“Separate But Equal”: Louisiana Governor Issues Historic Posthumous Pardon To Homer Plessy For 1896 Ruling

Posthumous Pardon To Homer Plessy

Photos: Black Kudos\Twitter

Today, Gov. John Bel Edwards took the historic action of signing Louisiana’s first posthumous pardon of Mr. Homer A. Plessy, who was convicted of violating Louisiana’s Separate Car Act of 1890, the purpose of which was to ensure racial segregation as a means to promote white supremacy. Gov. Edwards was joined by descendants of Homer A. Plessy, Justice John Harlan, and Judge John Ferguson, as well as by Southern University Professor of Law Angela Bell, Orleans District Attorney Jason Williams, civil rights leaders and a number of state and local elected officials.

“The first six decades of the 21st century should have been filled with infinitely more promise and progress in race relations, and they would have been had slavery and segregation given way to equality and freedom as a plain reading of the 13th and 14th Amendments required,” said Gov. Edwards. “Instead, the 1896 Plessy decision ordained segregation for the explicit purpose of declaring and perpetuating white supremacy, as immoral and factually erroneous as that was —and is. The fictitious notion of “separate but equal” remained with us until the United States Supreme Court revisited the issue in 1954 in the context of public education and implicitly overruled Plessy. Mr. Plessy’s conviction should never have happened. But, there is no expiration on justice. No matter is ever settled until it is settled right. It is with great joy that today I pardon Homer Plessy and settle this matter. We still have a long way to go when it comes to equality and justice, but this pardon is certainly a step in the right direction.”

On June 7, 1892 in New Orleans, Louisiana, Mr. Homer A. Plessy purchased a first-class ticket on the East Louisiana Railroad Company train bound for Covington when he was asked by the conductor to leave and sit in the “colored car” as required by the 1890 Separate Car Act. When he refused, he was arrested. The constitutionality of his arrest was challenged by Louis A. Martinet, Albion Tourgee, and others in the Comité des Citoyens (Citizen’s Committee) to test Louisiana’s recently-enacted racial segregation laws. The United States Supreme Court heard Plessy v. Ferguson in 1896 and held that the Constitution permitted legally-enforced segregation on the basis of race. That allowed for the enactment of a slew of laws by southern states that created the Jim Crow regime.

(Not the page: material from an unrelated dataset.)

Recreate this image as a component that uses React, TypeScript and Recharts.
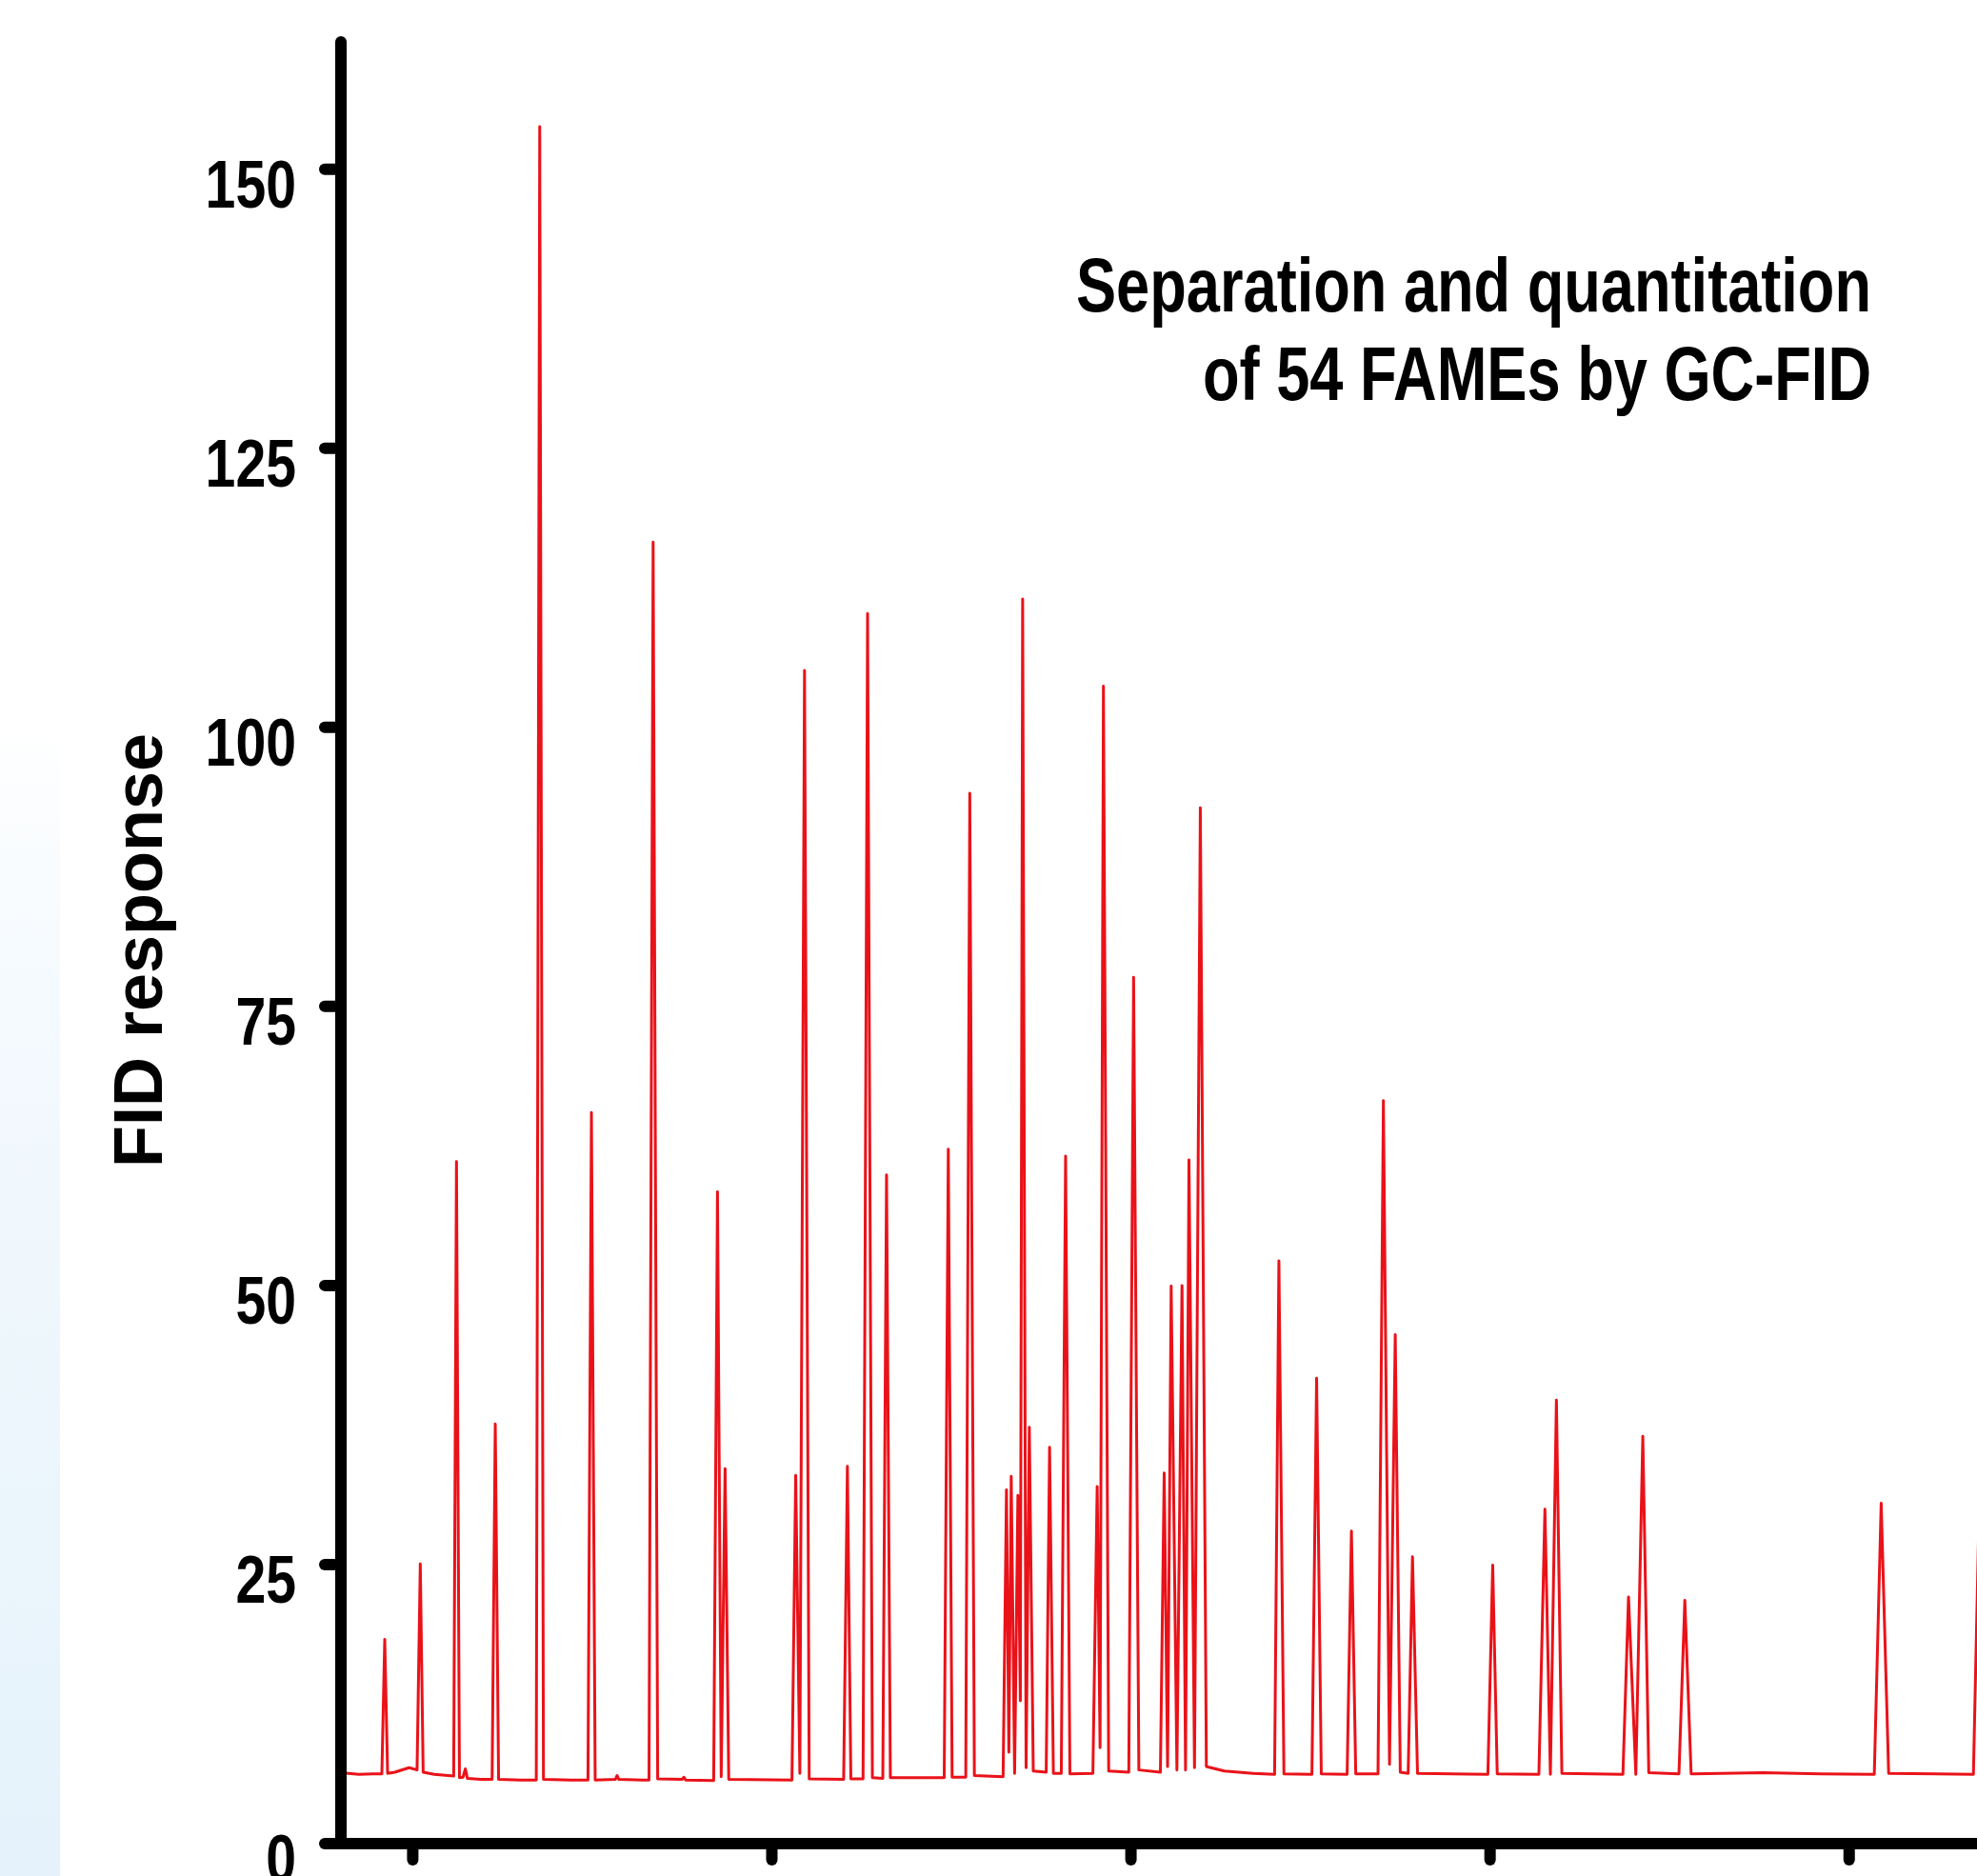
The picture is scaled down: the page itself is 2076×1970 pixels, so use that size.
import React from 'react';
import { LineChart, Line, XAxis, YAxis } from 'recharts';

// Chromatogram trace: [retention time (min), FID response]
const tracePoints: [number, number][] = [
  [4.0, 6.35], [4.25, 6.2], [4.45, 6.25],
  [4.57, 6.25], [4.61, 18.3], [4.65, 6.3],
  [4.75, 6.4], [4.95, 6.8],
  [5.06, 6.6], [5.105, 25.05], [5.145, 6.4],
  [5.3, 6.2],
  [5.57, 6.05], [5.609, 61.1], [5.65, 5.9],
  [5.7, 5.95], [5.733, 6.7], [5.76, 5.85],
  [5.95, 5.75],
  [6.105, 5.75], [6.149, 37.6], [6.195, 5.75],
  [6.5, 5.7],
  [6.72, 5.7], [6.768, 153.8], [6.82, 5.75],
  [7.2, 5.7],
  [7.44, 5.7], [7.488, 65.5], [7.54, 5.7],
  [7.82, 5.75], [7.846, 6.1], [7.87, 5.75],
  [8.2, 5.7],
  [8.29, 5.7], [8.347, 116.6], [8.41, 5.8],
  [8.75, 5.75], [8.775, 5.95], [8.8, 5.7],
  [9.19, 5.65], [9.243, 58.4], [9.295, 6.0], [9.349, 33.6], [9.4, 5.75],
  [10.28, 5.7], [10.332, 33.0], [10.39, 6.3], [10.455, 105.1], [10.52, 5.8],
  [11.0, 5.75], [11.052, 33.8], [11.1, 5.8],
  [11.27, 5.8], [11.333, 110.2], [11.4, 5.9],
  [11.545, 5.85], [11.597, 59.9], [11.65, 5.9],
  [12.4, 5.9], [12.457, 62.2], [12.51, 5.95],
  [12.7, 5.95], [12.756, 94.1], [12.82, 6.1],
  [13.22, 6.0], [13.267, 31.7], [13.3, 8.2], [13.333, 32.9], [13.38, 6.3],
  [13.426, 31.2], [13.46, 12.8], [13.492, 111.5], [13.54, 6.8], [13.585, 37.3], [13.64, 6.5],
  [13.82, 6.4], [13.867, 35.5], [13.92, 6.3],
  [14.03, 6.3], [14.09, 61.6], [14.15, 6.25],
  [14.47, 6.3], [14.53, 32.0], [14.57, 8.6], [14.617, 103.7], [14.69, 6.5],
  [14.97, 6.4], [15.037, 77.6], [15.11, 6.6],
  [15.41, 6.4], [15.463, 33.2], [15.51, 6.9], [15.56, 49.95], [15.64, 6.6],
  [15.711, 50.0], [15.76, 6.6], [15.808, 61.25], [15.885, 6.8], [15.966, 92.8], [16.05, 6.9],
  [16.3, 6.5], [16.7, 6.3],
  [17.0, 6.2], [17.06, 52.2], [17.13, 6.25],
  [17.52, 6.2], [17.585, 41.7], [17.65, 6.25],
  [18.01, 6.2], [18.07, 28.0], [18.13, 6.25],
  [18.44, 6.25], [18.515, 66.55], [18.6, 7.1], [18.68, 45.6], [18.75, 6.4],
  [18.86, 6.3], [18.92, 25.7], [18.99, 6.3],
  [19.97, 6.2], [20.037, 24.95], [20.1, 6.25],
  [20.68, 6.2], [20.764, 29.97], [20.84, 6.2], [20.924, 39.73], [21.0, 6.3],
  [21.85, 6.2], [21.928, 22.1], [22.03, 6.2], [22.127, 36.5], [22.21, 6.35],
  [22.63, 6.25], [22.712, 21.8], [22.8, 6.25],
  [23.8, 6.35], [24.6, 6.25],
  [25.35, 6.2], [25.446, 30.5], [25.55, 6.3],
  [26.73, 6.2], [26.86, 45.0], [27.0, 6.2], [28.0, 6.2],
];

const yTicks = [0, 25, 50, 75, 100, 125, 150];
const xTicks = [5, 10, 15, 20, 25];
const titleLines = ['Separation and quantitation', 'of 54 FAMEs by GC-FID'];
const yAxisTitle = 'FID response';

const data = tracePoints.map(([t, r]) => ({ t, r }));

const NARROW = "'Liberation Sans Narrow', 'Arial Narrow', 'Liberation Sans', Arial, sans-serif";
const SANS = "'Liberation Sans', Arial, Helvetica, sans-serif";

const axisStyle: any = { stroke: '#000', strokeWidth: 12, strokeLinecap: 'round' };

function YTickLabel(props: any) {
  const { x, y, payload } = props;
  const s = String(payload.value);
  return (
    <text
      x={x}
      y={y + 40}
      textAnchor="end"
      fontFamily={NARROW}
      fontWeight={700}
      fontSize={70}
      fill="#000"
      textLength={31.8 * s.length}
      lengthAdjust="spacingAndGlyphs"
    >
      {s}
    </text>
  );
}

function NoLabel() {
  return <g />;
}

export default function App() {
  return (
    <div
      style={{
        position: 'absolute',
        left: 0,
        top: 0,
        width: 2076,
        height: 1970,
        overflow: 'hidden',
        background: '#ffffff',
      }}
    >
      <div
        style={{
          position: 'absolute',
          left: 0,
          top: 0,
          width: 63,
          height: 1970,
          background:
            'linear-gradient(to bottom, #ffffff 0%, #ffffff 38%, #f5fafe 52%, #ecf6fc 76%, #e5f2fb 100%)',
        }}
      />
      <div style={{ position: 'absolute', left: 0, top: 0 }}>
        <LineChart
          width={2180}
          height={1970}
          data={data}
          margin={{ top: 44, right: 12, left: 0, bottom: 0 }}
        >
          <XAxis
            dataKey="t"
            type="number"
            domain={[4, 28]}
            ticks={xTicks}
            interval={0}
            height={34}
            axisLine={axisStyle}
            tickLine={axisStyle}
            tickSize={17}
            tick={NoLabel}
          />
          <YAxis
            type="number"
            domain={[0, 161.4]}
            ticks={yTicks}
            interval={0}
            width={358}
            axisLine={axisStyle}
            tickLine={axisStyle}
            tickSize={17}
            tickMargin={30}
            tick={YTickLabel}
          />
          <Line
            type="linear"
            dataKey="r"
            stroke="#ea1219"
            strokeWidth={3}
            strokeLinejoin="round"
            dot={false}
            activeDot={false}
            isAnimationActive={false}
          />
        </LineChart>
      </div>
      <svg
        width={2076}
        height={1970}
        style={{ position: 'absolute', left: 0, top: 0, pointerEvents: 'none' }}
      >
        <text
          x={1965}
          y={327}
          textAnchor="end"
          fontFamily={NARROW}
          fontWeight={700}
          fontSize={80}
          fill="#000"
          textLength={835}
          lengthAdjust="spacingAndGlyphs"
        >
          {titleLines[0]}
        </text>
        <text
          x={1965}
          y={420}
          textAnchor="end"
          fontFamily={NARROW}
          fontWeight={700}
          fontSize={80}
          fill="#000"
          textLength={702}
          lengthAdjust="spacingAndGlyphs"
        >
          {titleLines[1]}
        </text>
        <text
          x={170}
          y={998}
          transform="rotate(-90 170 998)"
          textAnchor="middle"
          fontFamily={SANS}
          fontWeight={700}
          fontSize={72}
          fill="#000"
        >
          {yAxisTitle}
        </text>
      </svg>
    </div>
  );
}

Notably, Plessy’s criminal conduct in 1892 was virtually the same as Rosa Park’s courageous protest sixty-three years later in Montgomery, Alabama in 1955 when she refused to leave a seat designated for white riders.

Homer Plessy died in 1925. In recognition of the upcoming 125th anniversary of Mr. Plessy’s conviction by guilty plea in Orleans Parish Criminal District Court, an application was submitted to the Louisiana Board of Pardons and Governor John Bel Edwards for Mr. Plessy to receive a full gubernatorial pardon. It was submitted by Orleans District Attorney Jason Williams, the same office that sought Mr. Plessy’s conviction.

“It was important that the office that prosecuted Homer Plessy be the office to ask for his name to be pardoned,” said Orleans District Attorney Jason Williams. “While Homer Plessy’s actions made him guilty of a crime under law, it was the law that was the real crime. I applaud Governor Edwards for pardoning Homer Plessy and bringing full focus to this stain on our state’s history so that we can become a more just Louisiana.”

The Avery C. Alexander Act, authored by former Louisiana State Senator Edwin Murray of New Orleans, created an expedited application process for posthumous pardons. Mr. Plessy meets all the criteria of the law.

“With the stroke of his pen, Governor John Bel Edwards opens a new chapter in the legacy of Homer Adolph Plessy,” said Keith Plessy, descendant of Homer Plessy. “This historic posthumous pardon is proof that 125 years after his conviction, the state of Louisiana, recognizes and honors Plessy for his role in opening the gates of the Civil Rights Movement of the 20th century.”

“We cannot undo the wrongs of the past but when our government officials publicly acknowledge them and take steps to legally correct them, we give hope to this generation and the next, who will continue to be on the front lines in the fight for justice and equity in America,” said Phoebe Ferguson, descendant of Judge John H. Ferguson.

“On behalf of the Harlan descendants, I am honored to participate in this historic pardon of Homer Plessy, which represents an important step of progress and healing,” said Kate Dillingham. “Our family has always valued the lone but vigorous dissent of our great-great-grandfather, Supreme Court Justice John Marshall Harlan, in Plessy v. Ferguson. He was deeply committed to fairness, equality and justice under the law, and we are moved to see this righting of a profound wrong that he identified 125 years ago.”